Prepare your liver: The Mayweather-McGregor Drinking Game

With arguably the biggest fight in combat sports history just a few days away it’s not exactly surprising to see the amount of attention it’s generating, with fans from around the globe gearing up for a late night of what they hope to be boxing brilliance.

Alas, they won’t be doing it without some supplies, with most Brits in particular set to stay up until the early hours in order to catch a glimpse of the Mayweather vs McGregor showdown. With the scheduled start time being around 5 am there’ll be drinks flowing throughout the evening, and we felt the need to throw together some ‘guidelines’ if you will.

Sparse attendance

Drink a finger every time the attendance is mentioned

*A “finger” is the English phrase for taking a sip of your drink*

With more than 7,000 tickets supposedly still up for sale, you just know that they’re going to be banging on about this all night long. Perhaps lower the prices from six figure fees – just a thought.

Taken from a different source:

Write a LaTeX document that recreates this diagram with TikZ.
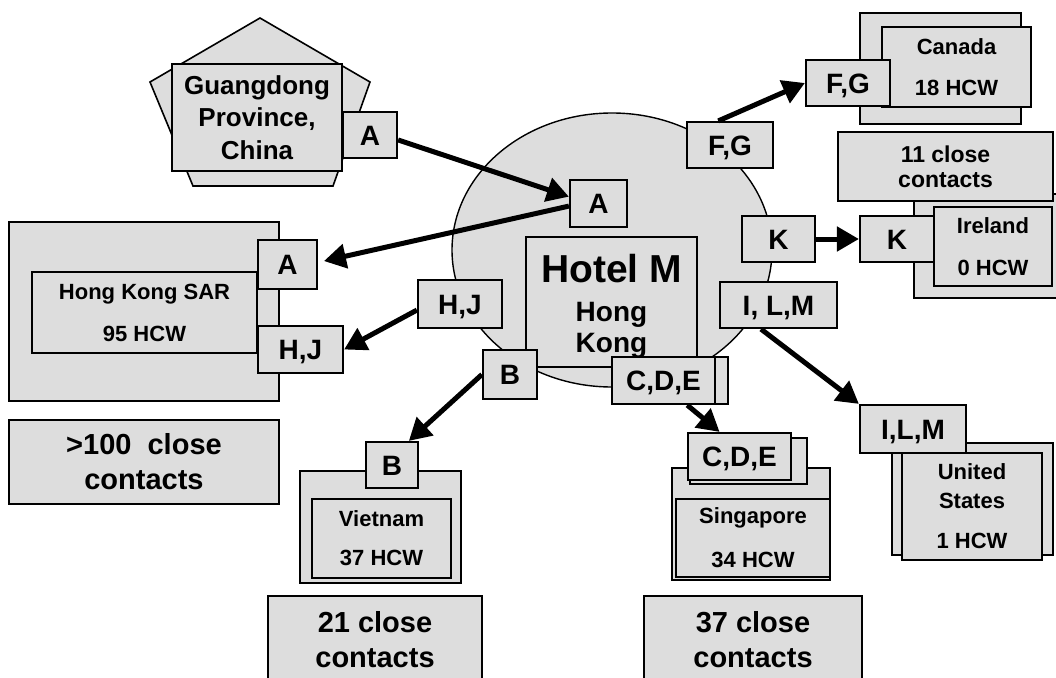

Drink two fingers/a shot for every round Conor McGregor survives

For those of you that have never played Centurion, it’s essentially where you drink a shot of any beverage you desire once a minute for 100 minutes. We aren’t suggesting anything quite so extreme in this instance, but we might as well toast to the Notorious One if he can survive up to twelve rounds with Money Mayweather.

The Irish King

Drink a pint of Guinness if McGregor comes to the ring with an Irish flag

Stereotypical? Perhaps, but you just know the Irish contingent are going to be singing their hearts out all night long and for that, we must salute them.

Endless comparisons

Waterfall your drink for the duration of every UFC/boxing comparison

With Dan Hardy on the bill for Sky Sports, you just know that he’s going to be hit with a million questions about Conor’s UFC career, and that’ll likely continue from the pre-fight coverage all the way through until the fight is over. Urgh.

The Malignaggi problem

Drink two fingers every time you either see or hear the name Paulie Malignaggi

Poor old Paulie can’t seem to stay away from the limelight, with many rumours surrounding a potential fight between himself and Conor in the near future. In short, he’s irrelevant, he’s boring, he’s desperate, and the media will play off of that as much as they possibly can.

Fallen soldier

Take a shot if Floyd Mayweather wins

95% of the people reading this will be praying for the Irishman to get the job done and somehow overcome the 49-0 Floyd Mayweather, but if the American picks up win number 50 then we must commemorate the fallen soldier.

Daytime drinks

Drink half of your beverage if the sun starts to come up before the fight is over

In terms of the timing of this fight mixed in with the fact that both men will probably be late, as always, we can expect McDonald’s to start serving their breakfast menu by the time it’s all said and done.

Constant delays

Drink a finger for every minute past 5 am it takes for them to start the fight

Building off of the last point, we’re expecting these guys to hold us up for quite a while before they even touch gloves. 

Shock the world

Down everything you can find if Conor McGregor knocks out Floyd Mayweather

Just, for a second, imagine it. Pandemonium.

So wherever you’re watching the fight this Saturday whether it’s in a pub or at home with your pals, ensure that your livers are well prepared for what is sure to be an onslaught of alcohol abuse.

Of course, you don’t need to partake in this game, but let’s face it, we’re all going to need to drown our sorrows one way or another if it’s an absolute snoozefest.